Written problem: Print the listing below from its opening line through the line holding "import plotly.graph_objects as go", both ends included.
☆ ☆ ☆ ☆
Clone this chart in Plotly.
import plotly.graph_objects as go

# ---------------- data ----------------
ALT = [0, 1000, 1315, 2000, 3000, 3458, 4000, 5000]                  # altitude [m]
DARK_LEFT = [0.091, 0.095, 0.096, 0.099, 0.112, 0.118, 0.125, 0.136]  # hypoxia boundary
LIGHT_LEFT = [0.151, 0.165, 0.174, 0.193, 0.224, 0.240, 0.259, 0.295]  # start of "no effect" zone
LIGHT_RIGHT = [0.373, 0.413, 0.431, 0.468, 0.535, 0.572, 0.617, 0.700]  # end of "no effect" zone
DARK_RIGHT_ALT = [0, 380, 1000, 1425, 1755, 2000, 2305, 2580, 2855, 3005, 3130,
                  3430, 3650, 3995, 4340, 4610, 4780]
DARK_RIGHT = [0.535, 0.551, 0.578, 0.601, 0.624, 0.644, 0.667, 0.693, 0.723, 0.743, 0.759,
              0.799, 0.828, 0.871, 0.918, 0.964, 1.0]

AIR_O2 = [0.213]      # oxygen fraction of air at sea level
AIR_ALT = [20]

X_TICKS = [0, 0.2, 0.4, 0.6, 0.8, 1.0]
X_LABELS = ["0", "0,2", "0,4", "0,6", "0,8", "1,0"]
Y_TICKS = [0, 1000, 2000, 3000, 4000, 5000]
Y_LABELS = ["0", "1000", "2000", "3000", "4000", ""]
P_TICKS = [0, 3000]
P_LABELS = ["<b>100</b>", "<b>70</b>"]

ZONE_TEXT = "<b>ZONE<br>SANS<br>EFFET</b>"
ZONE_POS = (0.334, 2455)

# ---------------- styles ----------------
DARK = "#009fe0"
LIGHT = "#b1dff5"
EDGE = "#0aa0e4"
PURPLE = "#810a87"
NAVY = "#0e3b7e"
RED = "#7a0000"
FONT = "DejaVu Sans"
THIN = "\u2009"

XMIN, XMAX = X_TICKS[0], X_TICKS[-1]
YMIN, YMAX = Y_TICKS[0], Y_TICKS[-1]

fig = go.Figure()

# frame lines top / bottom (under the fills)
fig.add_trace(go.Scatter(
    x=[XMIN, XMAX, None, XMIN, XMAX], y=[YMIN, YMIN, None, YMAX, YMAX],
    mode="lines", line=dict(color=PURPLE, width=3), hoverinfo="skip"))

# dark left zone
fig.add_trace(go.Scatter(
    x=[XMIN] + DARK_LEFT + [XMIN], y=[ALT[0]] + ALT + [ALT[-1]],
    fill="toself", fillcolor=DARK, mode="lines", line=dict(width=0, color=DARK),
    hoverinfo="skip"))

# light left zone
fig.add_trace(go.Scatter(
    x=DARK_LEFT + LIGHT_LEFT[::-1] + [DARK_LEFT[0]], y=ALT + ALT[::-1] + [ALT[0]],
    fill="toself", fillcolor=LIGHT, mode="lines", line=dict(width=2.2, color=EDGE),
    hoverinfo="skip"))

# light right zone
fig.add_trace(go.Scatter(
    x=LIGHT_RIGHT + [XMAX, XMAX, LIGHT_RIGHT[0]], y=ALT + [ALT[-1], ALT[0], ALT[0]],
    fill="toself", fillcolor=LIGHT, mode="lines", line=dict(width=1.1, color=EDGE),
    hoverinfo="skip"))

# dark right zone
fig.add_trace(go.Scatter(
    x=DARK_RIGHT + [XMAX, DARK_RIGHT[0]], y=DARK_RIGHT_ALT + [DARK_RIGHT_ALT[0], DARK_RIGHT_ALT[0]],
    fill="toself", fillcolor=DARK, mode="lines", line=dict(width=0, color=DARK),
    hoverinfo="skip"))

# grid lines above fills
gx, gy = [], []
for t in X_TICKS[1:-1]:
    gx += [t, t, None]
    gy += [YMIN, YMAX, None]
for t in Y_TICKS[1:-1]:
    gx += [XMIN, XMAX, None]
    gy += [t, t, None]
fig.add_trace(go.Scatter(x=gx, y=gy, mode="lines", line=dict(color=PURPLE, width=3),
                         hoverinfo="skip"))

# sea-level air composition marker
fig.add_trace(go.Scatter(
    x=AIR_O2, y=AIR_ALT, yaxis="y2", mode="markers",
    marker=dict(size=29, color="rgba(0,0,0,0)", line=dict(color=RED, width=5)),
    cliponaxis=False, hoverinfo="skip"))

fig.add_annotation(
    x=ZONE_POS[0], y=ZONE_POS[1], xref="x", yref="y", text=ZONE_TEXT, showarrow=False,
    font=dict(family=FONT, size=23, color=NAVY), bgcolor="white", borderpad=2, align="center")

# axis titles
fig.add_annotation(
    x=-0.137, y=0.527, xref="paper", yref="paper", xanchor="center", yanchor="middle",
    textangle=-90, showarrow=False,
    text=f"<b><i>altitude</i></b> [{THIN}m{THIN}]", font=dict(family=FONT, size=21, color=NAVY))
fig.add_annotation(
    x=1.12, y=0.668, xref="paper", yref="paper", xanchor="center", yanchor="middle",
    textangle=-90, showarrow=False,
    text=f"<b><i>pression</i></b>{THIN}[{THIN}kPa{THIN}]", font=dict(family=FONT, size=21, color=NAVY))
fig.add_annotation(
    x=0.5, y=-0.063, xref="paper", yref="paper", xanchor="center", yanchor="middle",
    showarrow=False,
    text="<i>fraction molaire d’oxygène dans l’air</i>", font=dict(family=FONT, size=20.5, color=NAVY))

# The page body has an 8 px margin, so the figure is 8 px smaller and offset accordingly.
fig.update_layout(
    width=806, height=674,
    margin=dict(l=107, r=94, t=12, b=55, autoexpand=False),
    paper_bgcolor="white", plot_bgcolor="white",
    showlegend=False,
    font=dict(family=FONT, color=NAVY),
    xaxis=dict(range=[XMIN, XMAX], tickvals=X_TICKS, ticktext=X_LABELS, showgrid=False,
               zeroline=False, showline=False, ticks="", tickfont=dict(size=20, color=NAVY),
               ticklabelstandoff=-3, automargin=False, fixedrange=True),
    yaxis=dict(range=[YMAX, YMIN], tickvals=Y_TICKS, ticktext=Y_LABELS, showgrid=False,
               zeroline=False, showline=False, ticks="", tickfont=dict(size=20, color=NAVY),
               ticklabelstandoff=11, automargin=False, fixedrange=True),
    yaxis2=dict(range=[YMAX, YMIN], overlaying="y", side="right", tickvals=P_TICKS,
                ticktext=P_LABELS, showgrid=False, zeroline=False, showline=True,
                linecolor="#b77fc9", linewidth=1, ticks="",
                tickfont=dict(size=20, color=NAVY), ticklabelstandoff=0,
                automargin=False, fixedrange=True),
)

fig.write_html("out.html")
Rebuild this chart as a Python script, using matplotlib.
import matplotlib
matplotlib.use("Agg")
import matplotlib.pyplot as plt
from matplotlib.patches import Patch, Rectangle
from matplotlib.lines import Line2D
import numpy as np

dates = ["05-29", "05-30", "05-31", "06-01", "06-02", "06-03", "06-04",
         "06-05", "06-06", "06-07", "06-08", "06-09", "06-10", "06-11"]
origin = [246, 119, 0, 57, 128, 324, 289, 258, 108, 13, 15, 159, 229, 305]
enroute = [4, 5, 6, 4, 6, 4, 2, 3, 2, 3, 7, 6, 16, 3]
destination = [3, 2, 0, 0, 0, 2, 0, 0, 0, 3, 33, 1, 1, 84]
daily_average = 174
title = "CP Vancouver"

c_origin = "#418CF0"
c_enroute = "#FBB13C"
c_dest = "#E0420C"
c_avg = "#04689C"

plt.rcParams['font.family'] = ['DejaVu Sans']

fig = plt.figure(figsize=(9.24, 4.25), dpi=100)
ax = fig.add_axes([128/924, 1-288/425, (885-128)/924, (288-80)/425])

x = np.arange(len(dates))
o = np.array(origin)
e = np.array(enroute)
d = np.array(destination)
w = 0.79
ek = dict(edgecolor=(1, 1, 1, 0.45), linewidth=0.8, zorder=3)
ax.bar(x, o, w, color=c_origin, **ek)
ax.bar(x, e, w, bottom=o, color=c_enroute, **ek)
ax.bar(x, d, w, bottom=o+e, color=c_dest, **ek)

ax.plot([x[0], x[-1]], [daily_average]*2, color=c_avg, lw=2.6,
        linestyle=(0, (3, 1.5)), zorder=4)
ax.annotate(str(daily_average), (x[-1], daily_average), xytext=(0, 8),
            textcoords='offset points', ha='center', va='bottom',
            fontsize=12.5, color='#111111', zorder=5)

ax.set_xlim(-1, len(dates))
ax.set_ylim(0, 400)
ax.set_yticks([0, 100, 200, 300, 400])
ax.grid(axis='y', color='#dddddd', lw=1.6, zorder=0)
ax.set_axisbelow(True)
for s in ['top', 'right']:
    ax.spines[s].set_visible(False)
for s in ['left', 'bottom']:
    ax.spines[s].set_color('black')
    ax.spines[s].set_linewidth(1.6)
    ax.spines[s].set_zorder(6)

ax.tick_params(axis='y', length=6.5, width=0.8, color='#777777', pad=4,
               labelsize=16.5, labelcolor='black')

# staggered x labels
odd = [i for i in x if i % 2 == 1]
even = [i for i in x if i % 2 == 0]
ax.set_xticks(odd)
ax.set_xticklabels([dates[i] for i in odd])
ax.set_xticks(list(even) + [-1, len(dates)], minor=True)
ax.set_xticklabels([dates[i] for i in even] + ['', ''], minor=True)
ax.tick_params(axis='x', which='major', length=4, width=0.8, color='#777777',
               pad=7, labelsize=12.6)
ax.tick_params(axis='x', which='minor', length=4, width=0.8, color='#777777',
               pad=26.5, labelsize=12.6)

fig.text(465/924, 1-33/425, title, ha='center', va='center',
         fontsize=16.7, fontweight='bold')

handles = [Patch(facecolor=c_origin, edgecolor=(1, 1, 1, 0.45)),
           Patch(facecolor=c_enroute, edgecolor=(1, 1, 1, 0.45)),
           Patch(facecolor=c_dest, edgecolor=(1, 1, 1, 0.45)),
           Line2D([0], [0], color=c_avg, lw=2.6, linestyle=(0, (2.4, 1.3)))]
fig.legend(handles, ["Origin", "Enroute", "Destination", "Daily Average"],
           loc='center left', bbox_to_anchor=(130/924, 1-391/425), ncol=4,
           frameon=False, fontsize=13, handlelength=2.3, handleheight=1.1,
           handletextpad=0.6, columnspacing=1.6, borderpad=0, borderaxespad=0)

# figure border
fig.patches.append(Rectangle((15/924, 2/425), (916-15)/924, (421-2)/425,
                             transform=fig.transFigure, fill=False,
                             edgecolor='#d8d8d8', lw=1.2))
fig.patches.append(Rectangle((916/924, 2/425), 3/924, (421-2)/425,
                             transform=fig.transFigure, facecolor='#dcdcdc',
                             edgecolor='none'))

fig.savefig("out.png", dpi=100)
☆ ☆ ☆ ☆
Written solution:
Clone this chart in Plotly.
import plotly.graph_objects as go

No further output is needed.